Cinéaste britannique reconnue pour son romanesque des laissés-pour-compte (Fish Tank en 2009, American Honey en 2016, tous deux Prix du Jury à Cannes), Arnold retrouve les thèmes principaux de ses films précédents, mêlant le social et une possibilité poétique puisée dans ses personnages. C’est ici l’arrivée d’un jeune homme nommé Bird (Franz Rogowski) : homme-oiseau aux vêtements bizarres, qui se tient, de jour comme de nuit, en équilibre au bord du toit d’un immeuble, comme prêt à s’envoler. Rêveur et solitaire, l’étrange garçon cherche ses parents perdus depuis longtemps, et Bailey l’aidera dans sa quête, malgré tous ses problèmes à elle.
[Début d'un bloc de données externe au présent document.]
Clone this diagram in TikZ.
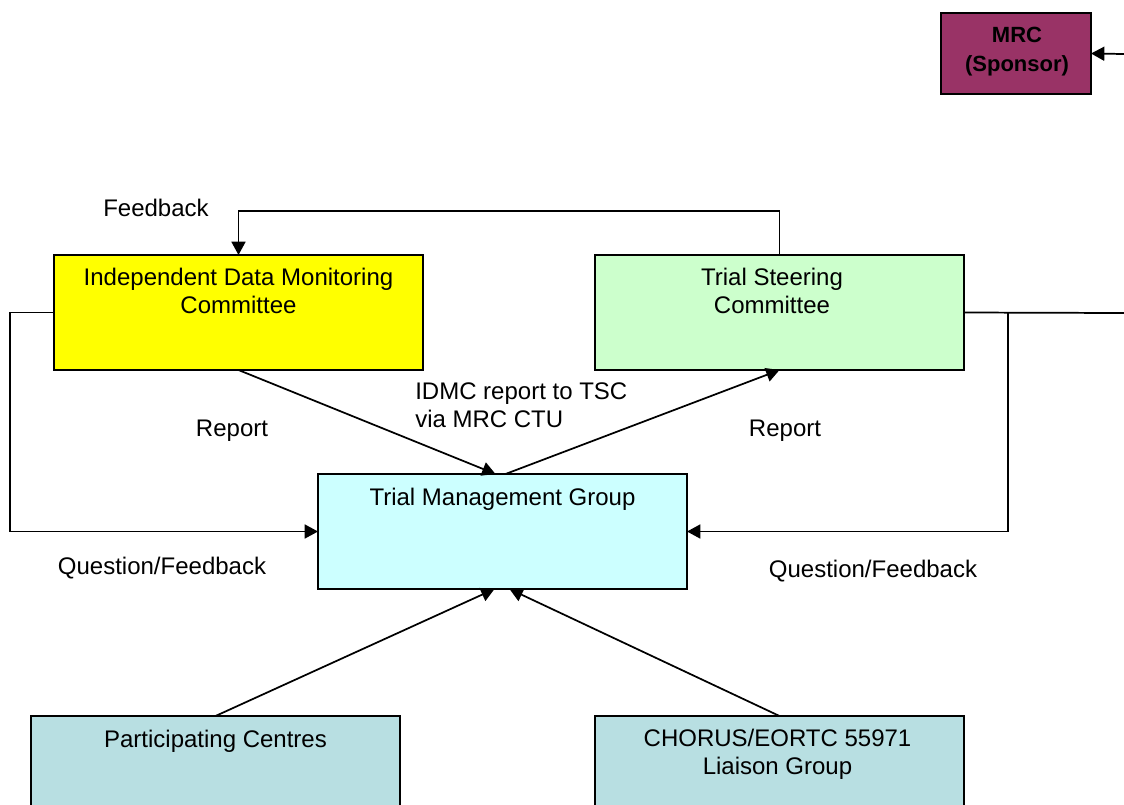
\documentclass[tikz,border=0pt]{standalone}
\usepackage{fontspec}
\setmainfont{Liberation Sans}
\usetikzlibrary{arrows.meta,calc}
\definecolor{idmcfill}{HTML}{FFFF00}
\definecolor{tscfill}{HTML}{CCFFCC}
\definecolor{tmgfill}{HTML}{CCFFFF}
\definecolor{lowfill}{HTML}{B8DFE2}
\definecolor{mrcfill}{HTML}{993366}
\begin{document}
\begin{tikzpicture}[x=0.75pt,y=-0.75pt,
  box/.style={draw=black, line width=1.3pt, rectangle, inner sep=0pt, outer sep=0pt, anchor=north west},
  wide/.style={box, minimum width=276.75pt, minimum height=86.25pt},
  lbl/.style={font=\fontsize{18}{21}\selectfont, inner sep=0pt, align=center},
  lblleft/.style={font=\fontsize{18}{21}\selectfont, inner sep=0pt, align=left},
  conn/.style={line width=1.3pt},
  arr/.style={conn, -{Triangle[length=10pt,width=10.5pt]}}]
  \clip (0,0) rectangle (1124,804);
  \useasboundingbox (0,0) rectangle (1124,804);

  % boxes
  \node[box, fill=mrcfill, minimum width=112.5pt, minimum height=60.75pt] (mrc) at (941,13) {};
  \node[wide, fill=idmcfill] (idmc) at (54,255) {};
  \node[wide, fill=tscfill] (tsc) at (595,255) {};
  \node[wide, fill=tmgfill] (tmg) at (318,474) {};
  \node[box, fill=lowfill, minimum width=276.75pt, minimum height=90pt] (pc) at (31,716) {};
  \node[box, fill=lowfill, minimum width=276.75pt, minimum height=90pt] (chorus) at (595,716) {};

  % box texts
  \node[inner sep=0pt, align=center, font=\fontsize{16.5}{21.75}\selectfont\bfseries, anchor=north] (mrct) at (1017,27) {MRC\\(Sponsor)};
  \node[lbl, anchor=north] (idmct) at (238.5,268) {Independent Data Monitoring\\Committee};
  \node[lbl, anchor=north] (tsct) at (772,268) {Trial Steering\\Committee};
  \node[lbl, anchor=base] (tmgt) at (502.5,505) {Trial Management Group};
  \node[lbl, anchor=base] (pct) at (215.5,747) {Participating Centres};
  \node[lbl, anchor=north] (chorust) at (777.5,729) {CHORUS/EORTC 55971\\Liaison Group};

  % connector labels
  \node[lbl, anchor=base] (fb) at (156,216) {Feedback};
  \node[lbl, anchor=base] (rep1) at (232,436) {Report};
  \node[lbl, anchor=base] (rep2) at (785,436) {Report};
  \node[lblleft, anchor=north west] (via) at (415,382) {IDMC report to TSC\\via MRC CTU};
  \node[lbl, anchor=base] (qf1) at (162,574) {Question/Feedback};
  \node[lbl, anchor=base] (qf2) at (873,577) {Question/Feedback};

  % free ends of the sponsor link
  \coordinate (sponsorout) at (1124,313);
  \coordinate (sponsorin) at (1124,54);

  % connectors
  \draw[arr] (tsc.north) -- ++(0,-44) -| (idmc.north);
  \draw[arr] (idmc.west) -- ++(-44,0) |- (tmg.west);
  \draw[conn] (tsc.east) -- (sponsorout);
  \draw[arr] (tsc.east) ++(44,0) |- (tmg.east);
  \draw[arr] (sponsorin) -- (mrc.east);
  \draw[arr] (idmc.south) -- ($(tmg.north)+(-7,0)$);
  \draw[arr] ($(tmg.north)+(3,0)$) -- (tsc.south);
  \draw[arr] (pc.north) -- ($(tmg.south)+(-8,0)$);
  \draw[arr] (chorus.north) -- ($(tmg.south)+(7,0)$);
\end{tikzpicture}
\end{document}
Avec ce drame hybride, travaillé par la question animale (très présente dans son cinéma), Andrea Arnold nous plonge dans un univers somme toute assez entêtant. Ce qui coince, c’est que Bird est exactement le film qu’on attend sur des sujets beaucoup plus puissants, pris tout seuls, qu’il ne l’est lui-même en les combinant dans un récit d’apprentissage (“d’envol”) au symbolisme appuyé. De ses thématiques sociétales (l’entrée dans l’adolescence, le quotidien déséquilibré d’enfants livrés à eux-mêmes) émane une telle force de fantasme que le fantastique fait l’effet d’un ajout superflu : le film pourrait en effet se passer de l’homme-oiseau, qui ne trouve véritablement jamais sa place dans le récit. Hélas, il entraîne plutôt l'ensemble dans une escalade métaphorique consensuelle et enfantine (on pense en retour aux dires du père sur Coldplay - “de la musique sincère pour darons…”) Ces enfants sur qui la vie cogne dur, la cinéaste en martèle la capacité de transcendance plus qu’elle ne les fait exister par la fiction, et l’agacement l’emporte.